We require authors to sign a copyright release (transfer) agreement, warranting that the author is the sole owner of all rights in the work and that the work has never been published before, and providing for the copyright to be taken and held in the name of the Utah State Historical Society. This grants the author an irrevocable, nonexclusive royalty-free license to use the work in any manner followings its publication in the Utah Historical Quarterly, providing the proper copyright notice is included in each published work.
Each year the editorial staff, the Board of Editors, and the Board of State History award cash prizes to Quarterly authors in three categories. These cash prizes are made through the generous contributions of the Helen Papanikolas family, the Nick Yengich family, and the Charles Redd Center for Western Studies.
Please direct questions regarding submissions and publication in Utah Historical Quarterly to
Dr.

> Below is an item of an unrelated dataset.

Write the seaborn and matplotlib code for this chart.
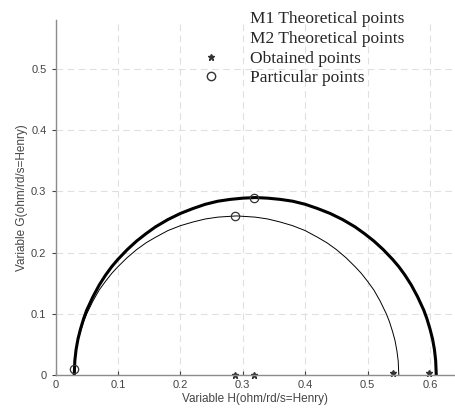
import matplotlib
matplotlib.use("Agg")
import matplotlib.pyplot as plt
from matplotlib.lines import Line2D
import seaborn as sns
import pandas as pd

# values
m1_h = [0.030, 0.031, 0.033, 0.036, 0.04, 0.045, 0.05, 0.06, 0.07, 0.08, 0.09, 0.10, 0.115,
        0.13, 0.145, 0.16, 0.18, 0.20, 0.22, 0.24, 0.26, 0.28, 0.30, 0.32, 0.34, 0.36, 0.38,
        0.40, 0.42, 0.44, 0.46, 0.48, 0.495, 0.51, 0.525, 0.54, 0.55, 0.56, 0.57, 0.58, 0.59,
        0.595, 0.60, 0.604, 0.607, 0.609, 0.61]
m1_g = [0.0, 0.024, 0.042, 0.059, 0.075, 0.092, 0.106, 0.128, 0.147, 0.163, 0.177, 0.189, 0.205,
        0.219, 0.231, 0.242, 0.254, 0.264, 0.272, 0.279, 0.284, 0.287, 0.289, 0.29, 0.289, 0.287,
        0.284, 0.279, 0.272, 0.264, 0.254, 0.242, 0.231, 0.219, 0.205, 0.189, 0.177, 0.163,
        0.147, 0.128, 0.106, 0.092, 0.075, 0.059, 0.042, 0.024, 0.0]
m2_h = [0.030, 0.031, 0.033, 0.036, 0.04, 0.045, 0.05, 0.06, 0.07, 0.08, 0.09, 0.10, 0.115,
        0.13, 0.145, 0.16, 0.18, 0.20, 0.22, 0.24, 0.26, 0.29, 0.32, 0.34, 0.36, 0.38, 0.40,
        0.42, 0.435, 0.45, 0.465, 0.48, 0.49, 0.50, 0.51, 0.52, 0.53, 0.535, 0.54, 0.544,
        0.547, 0.549, 0.55]
m2_g = [0.0, 0.023, 0.039, 0.056, 0.071, 0.087, 0.100, 0.121, 0.139, 0.153, 0.166, 0.177, 0.192,
        0.205, 0.216, 0.225, 0.236, 0.244, 0.250, 0.255, 0.258, 0.26, 0.258, 0.255, 0.250,
        0.244, 0.236, 0.225, 0.216, 0.205, 0.192, 0.177, 0.166, 0.153, 0.139, 0.121, 0.100,
        0.087, 0.071, 0.056, 0.039, 0.023, 0.0]
obtained_h = [0.287, 0.318, 0.540, 0.599]
obtained_g = [0.0, 0.0, 0.004, 0.004]
particular_h = [0.030, 0.287, 0.318]
particular_g = [0.010, 0.260, 0.290]

x_ticks = [0, 0.1, 0.2, 0.3, 0.4, 0.5, 0.6]
y_ticks = [0, 0.1, 0.2, 0.3, 0.4, 0.5]

sns.set_style("white")
plt.rcParams["font.family"] = ["Liberation Sans", "DejaVu Sans"]

fig = plt.figure(figsize=(4.55, 4.09), dpi=100)
ax = fig.add_axes([0.122, 0.083, 0.878, 0.868])

m1 = pd.DataFrame({"H": m1_h, "G": m1_g})
m2 = pd.DataFrame({"H": m2_h, "G": m2_g})
sns.lineplot(data=m1, x="H", y="G", sort=False, color="black", linewidth=2.2, ax=ax)
sns.lineplot(data=m2, x="H", y="G", sort=False, color="black", linewidth=0.7, ax=ax)
ax.plot(obtained_h, obtained_g, linestyle="none", marker="*", markersize=5,
        color="#333333", clip_on=False)
ax.plot(particular_h, particular_g, linestyle="none", marker="o", markersize=6,
        markerfacecolor="none", markeredgecolor="#333333", markeredgewidth=0.9, clip_on=False)

ax.set_xlim(0, 0.64)
ax.set_ylim(0, 0.58)
ax.set_xticks(x_ticks)
ax.set_xticklabels([f"{v:g}" for v in x_ticks])
ax.set_yticks(y_ticks)
ax.set_yticklabels([f"{v:g}" for v in y_ticks])
ax.grid(True, linestyle=(0, (6, 4)), color="#e0e0e0", linewidth=0.8)
ax.tick_params(axis="both", labelsize=8, colors="#444444", length=3,
               left=True, bottom=True)
ax.tick_params(axis="x", direction="in")
ax.tick_params(axis="y", direction="out")
for side in ["top", "right"]:
    ax.spines[side].set_visible(False)
for side in ["left", "bottom"]:
    ax.spines[side].set_color("#8c8c8c")
    ax.spines[side].set_linewidth(1.0)
ax.set_xlabel("Variable H(ohm/rd/s=Henry)", fontsize=8.5, color="#444444", labelpad=2)
ax.set_ylabel("Variable G(ohm/rd/s=Henry)", fontsize=8.5, color="#444444", labelpad=2)

handles = [
    Line2D([], [], linestyle="none"),
    Line2D([], [], linestyle="none"),
    Line2D([], [], linestyle="none", marker="*", markersize=5, color="#333333"),
    Line2D([], [], linestyle="none", marker="o", markersize=6, markerfacecolor="none",
           markeredgecolor="#333333"),
]
labels = ["M1 Theoretical points", "M2 Theoretical points", "Obtained points", "Particular points"]
leg = fig.legend(handles, labels, loc="upper left", bbox_to_anchor=(0.417, 1.0),
                 frameon=False, handlelength=1.2, handletextpad=1.6, labelspacing=0.2,
                 borderpad=0.15, prop={"family": "Liberation Serif", "size": 12.5})

fig.savefig("out.png", dpi=100)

Holly George, (801) 245-7257, firstname.lastname@example.org.
1 Leonard J. Arrington, Great Basin Kingdom: An Economic History of the Latter-day Saints, 1830-1900 (Cambridge: Harvard University Press, 1958), 51. OR (1958; reprint ed., Lincoln: University of Nebraska Press, 1968), 84.
2 Kate B. Carter, ed., Heart Throbs of the West, 12 vols. (Salt Lake City: Daughters of Utah Pioneers, 1939-51), 6:342.
3 Miles P. Romney, "Utah's Cinderella Minerals: The Nonmetallics," Utah Historical Quarterly 31 (1963): 221.
4 Ogden Standard Examiner, March 9, 1945.
5 Tony Priano, interview with author, Helper, Utah, July 29, 1975.
6 Arrington, Great Basin Kingdom, 111; Deseret News, August 29, 1944.
7 Richard E. Kotter, "An Examination of Mormon and Non-Mormon Influences in Ogden City Politics, 1847-1896" (M.A. thesis, Utah State University, 1967), 28-30. See also Carter, Heart Throbs, 7:49.
8 Priano interview.
9 C. S. Chapman to James B. Adams, January 31, 1908, Forest Service Operations, Field Offices, Record Group 95, National Archives, Washington, D.C.
10 Theresa Godbe, "Reminiscences of Rowland Hall," undated holograph, Rowland Hall Collection, State History Library, Salt Lake City.